The Entertainer's Vacation

Most American’s work all year for a vacation. You work day in and day out looking forward to the next national holiday, and planning how you’ll spend your cherished, and much deserved two-weeks of paid time-off. That life also comes with a 401k, health insurance, and the stability of knowing when your next paycheck is coming.

Professional entertainers don’t enjoy any of these “civilian life” stabilities and perks. For some reason, our need for that hug only a stranger can give us, has propelled us into a life of a high-wired instability. Professional entertainers do their best to avoid vacation as much as possible. For us, “vacation” means, unemployed.

The “entertainer’s vacation” is something every pro is going to go through several times in a career…whether they want to or not. When an entertainer sees a “vacation” in the horizon, we start to panic a little. We call our agent to make sure they’re alive and working. We call friends to see how their calendars look, and pick up any industry gossip they might have heard. Then we start looking at the classified ads hoping we see, “Retiring Entertainers Wanted for Super Easy, High-Paying Job!”

Like any other industry, things go in cycles. So, it seems every 8-years or so there’s a tectonic shift in some facet of the industry. A comedy club chain closes. Corporations cut their entertainment budget because the economy is down. The booker you or your agent has a great relationship with is suddenly promoted, fired, or changes companies. Or someone, somewhere just decides they want to see ‘new faces.’ Any of these scenarios and countless others will send a working entertainer into a tailspin.

Until the calendar fills up every worst-case scenario from a job that requires you to wear a name tag, to homelessness, to adopting a life of crime runs through our head. And the longer the “vacation,” the more likely some of the worst-case scenarios are likely to become a reality.

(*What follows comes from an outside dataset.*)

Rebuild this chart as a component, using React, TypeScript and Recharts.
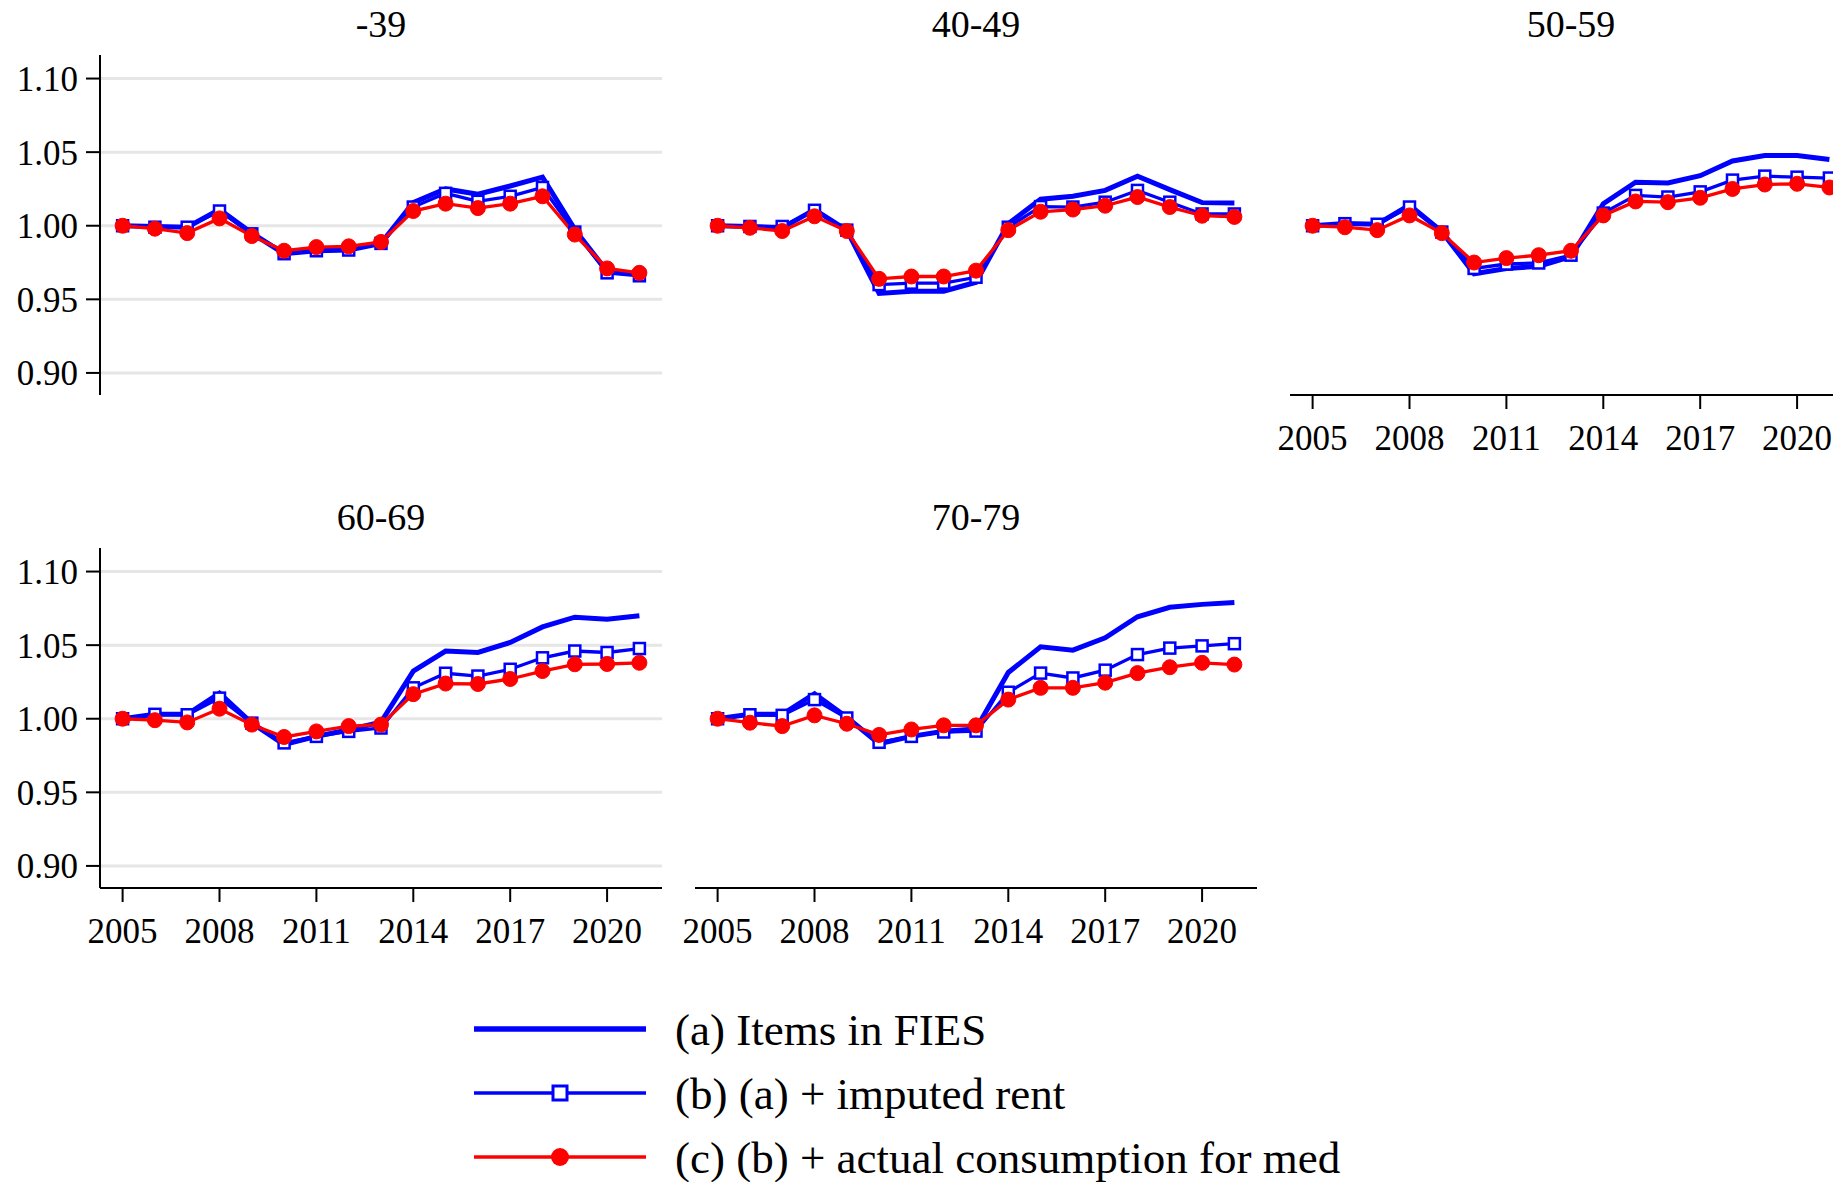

You see in this business, no one will tell you you’re done. The reality is, no one wants to tell anyone bad news, and it’s easier to avoid the confrontation, or worse, begging. It’s sound harsh, but I think it’s a good idea to be pragmatic about things like this. Besides, it’s true. They’ll just simply stop booking you. Sometimes, for a variety of reasons, they stop booking you for just a little while. Other times that company, club, agency, organization, or cruise line, is just done with you. Oddly enough, for the same variety of reasons.

Then an email from your agent rescues you from the cliff with 9-weeks’ worth of work in the Spring! Suddenly you’re as giddy as a kid on Christmas morning. Having a full calendar and knowing that you’re going to be able to take care of the people who depend on you is a true luxury in the life of an entertainer. Hard work, good planning, and doing the right things will go a long way in keeping “vacation” times at a minimum and somewhat planned, but we’re never “safe.”

So as easy as it can be to complain about delayed flights, bad hotels, and road food. I always remember…it’s better than being on vacation.